On Reason
Intelligence emerges through a backpropagated system of policies and rewards, where each step refines the model’s ability to predict and adapt. By approximating conditional probabilities, we can navigate high-dimensional vector spaces—much like light refracting through a crystal—continuously adjusting parameters to minimize loss.
Rather than “one-shotting” a solution, an optimal recipe is discovered through a series of reflective iterations. These involve attributing blame and giving credit until the “aha!” moment reveals the perfect combination. This self-reflective trial-and-error process, reinforced by rewards, underlies emergent intelligence: the model “wants” to learn and refines itself accordingly.

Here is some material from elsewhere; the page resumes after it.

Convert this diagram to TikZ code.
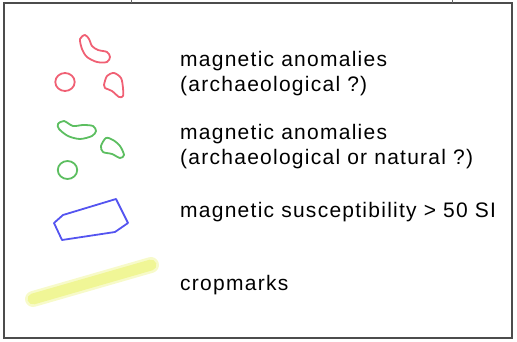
\documentclass[tikz,border=0pt]{standalone}
\usepackage{fontspec}
\setmainfont{Liberation Sans}[LetterSpace=6]
\definecolor{anomred}{RGB}{240,96,116}
\definecolor{anomgreen}{RGB}{92,190,96}
\definecolor{suscblue}{RGB}{84,84,240}
\definecolor{cropyellow}{RGB}{240,246,150}
\begin{document}
\begin{tikzpicture}[x=1pt,y=-1pt,
  every node/.style={font=\fontsize{21}{25}\selectfont,inner sep=0pt,anchor=base west,align=left},
  outline/.style={line width=1.8pt,line join=round}]
\useasboundingbox (0,0) rectangle (517,342);
% frame
\draw[line width=1.5pt,black!70] (4,3) rectangle (512,338);
\draw[black!60] (131,0) -- (131,3) (452,0) -- (452,3);
% red: archaeological
\draw[outline,anomred] plot[smooth cycle] coordinates {(80,39) (82,49) (87,57) (97,62) (107,62) (110,57) (107,52) (98,50) (92,46) (89,39) (85,35)};
\draw[outline,anomred] (65,82) circle[x radius=9.7pt,y radius=9pt];
\draw[outline,anomred] plot[smooth cycle] coordinates {(104,85) (107,76) (114,73) (121,78) (123,88) (123,96) (119,97) (112,91) (105,88)};
\node (anomArch) at (180,92) {magnetic anomalies\\(archaeological ?)};
% green: archaeological or natural
\draw[outline,anomgreen] plot[smooth cycle] coordinates {(58,124) (64,121) (73,126) (83,125) (93,126) (96,131) (92,136) (80,139) (68,136) (59,129)};
\draw[outline,anomgreen] plot[smooth cycle] coordinates {(101,146) (106,138) (113,140) (120,146) (124,155) (120,158) (112,154) (103,152)};
\draw[outline,anomgreen] (67.5,170) circle[x radius=9.7pt,y radius=9pt];
\node (anomNat) at (180,165) {magnetic anomalies\\(archaeological or natural ?)};
% blue: susceptibility
\draw[outline,suscblue] (63,215) -- (116,199) -- (128,223) -- (115,232) -- (62,240) -- (54,223) -- cycle;
\node (suscept) at (180,217) {magnetic susceptibility > 50 SI};
% yellow: cropmarks
\draw[cropyellow,opacity=0.5,line width=16pt,line cap=round] (33,299) -- (151,265);
\draw[cropyellow,line width=11pt,line cap=round] (33,299) -- (151,265);
\node (crop) at (180,290) {cropmarks};
\end{tikzpicture}
\end{document}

Concepts like blame, policy, reward, and credit transcend domains. The same principle applies whether you’re adjusting a cooking recipe, receiving feedback in driver’s ed, or training an AI with GRPO. By exposing a neural network to step-by-step reasoning, we can amplify its intelligence across both deterministic and non-deterministic tasks. Deep reinforcement learning thus inaugurates a new paradigm where inference and real-time experimentation generate the specialized data needed for general intelligence.
This approach is reproducible, scalable to smaller models through distillation, and yields measurable improvements. We may indeed have entered an era in which domain-specific models are trained on subsets of chain-of-thought outputs, paving the way for increasingly flexible and powerful AI systems.